When Murdoch divorced his second wife in 1999, she was awarded $1.7 billion in assets. However, as the couple lived in California, a community-property state, she could have received half of the Murdoch fortune (then valued at more than $7.8 billion), according to The New York Times.
She didn’t, due to Murdoch’s preparations before they got married, precautions it’s believed he also took before his marriage to Deng.
But a prenuptial agreement isn’t enough. Entrepreneurs need to think further if they want to protect their assets, as even a solid prenuptial agreement can be overridden if a partner nonetheless contributes to a business on an unpaid basis, warns M+K partner Andrew Douglas.
“If your partner becomes involved in your business, it must be on a proper contractual basis,” he says.
“Otherwise, there’s a concept called ‘constructive trust’. If a person helps out with paperwork but isn’t appropriately remunerated for that, they can say they were a true partner in the business.”
But even so, the partner who is less involved in the business, even if they can get out of a prenuptial agreement, is often at a disadvantage when it comes to the dividing of assets, says Tindall Gask Bentley partner and divorce lawyer Jane Miller.
“There tends to be a lot of dispute around what the business is worth. Particularly around start-ups, which often have potential but have only been trading a few years. That makes it hard for a forensic accountant to put a value on the business,” she says.
“Say the husband’s the one who is the CEO and the wife’s role has been much more of a support one. She might not have a good understanding about the business’ income, and how much the business is worth, and that can affect how much she ends up getting.
“While waiting for the property settlement, you sometimes see one of the business owners try to run down a business, or cook the books so it doesn’t look like it’s doing so well. There’s a lot of scope to manipulate the situation.”
In the absence of a prenuptial agreement, it makes little legal difference whether one or both members of a marriage work together in a business, she adds. The assumption is that it’s a partnership, resulting in the business being either split between the members, or one member having to buy out the other. In rare cases, the former partners will agree to keep working or owning equity together in the business, even though their marriage is over.
Both Miller and Douglas make a point of stressing that, legalities aside, divorce can be fatal for family businesses.
“The process of dividing up the assets can go on for many months, even years.

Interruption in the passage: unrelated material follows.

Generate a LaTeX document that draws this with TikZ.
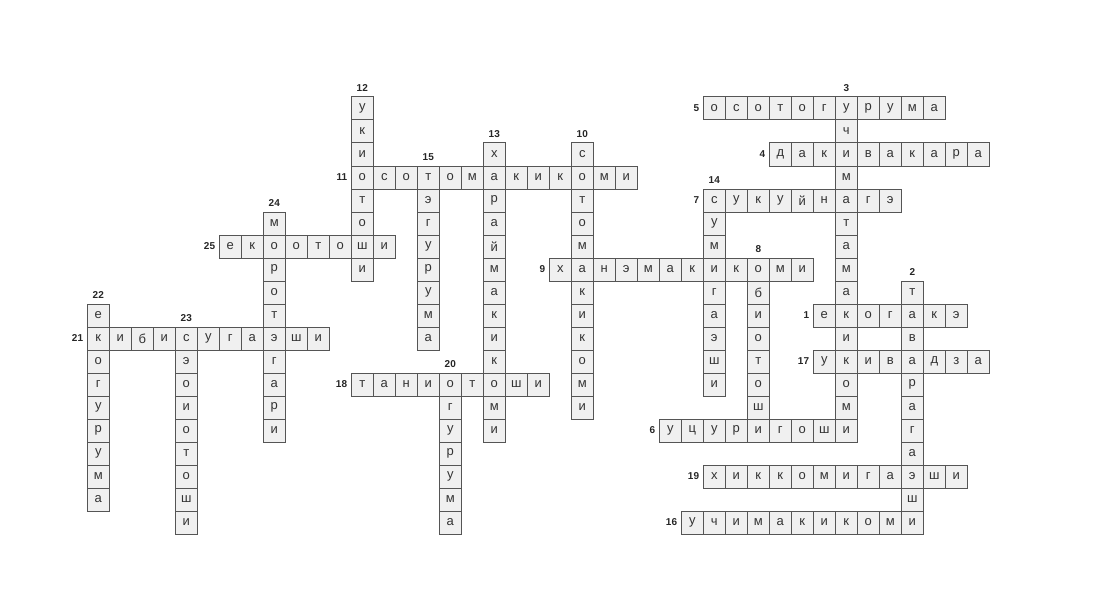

If you’re trying to run a business together in that time, there can be plenty of acrimony. Say the husband is a plumber and the wife handles the books. You can have information not being exchanged between the two, with staff caught in the middle of a difficult work environment. The implications of trying to run a business together for six or 12 months can be very difficult,” says Miller.
Douglas says it’s a terrible mistake to give romantic partners equity in a business. “If the relationship fails, they have business leverage over you.
“Imagine if things go wrong. Your mind won’t be on the success of the business. And taking your eye off the ball is something you can never do in a small business, because no one will pick up the slack. What you often see with matrimonial breakup is business failure, not because of the business being split, but because of drawn-out boardroom battles that distract everyone from making money.”
Douglas says to avoid the messiest of divorces, businesses need to have the difficult conversations and document their plans in case of divorce.
In Murdoch’s case, it’s his third marriage breakup. We can expect him to have availed himself of the best legal advice money can buy, leaving Deng at a significant disadvantage.
But she might have one card to play. As Michael Wolff wrote in the Guardian last week, she has been Murdoch’s closest confident for years. No doubt he’s a man with much he’d rather keep private. And Deng knows all his secrets.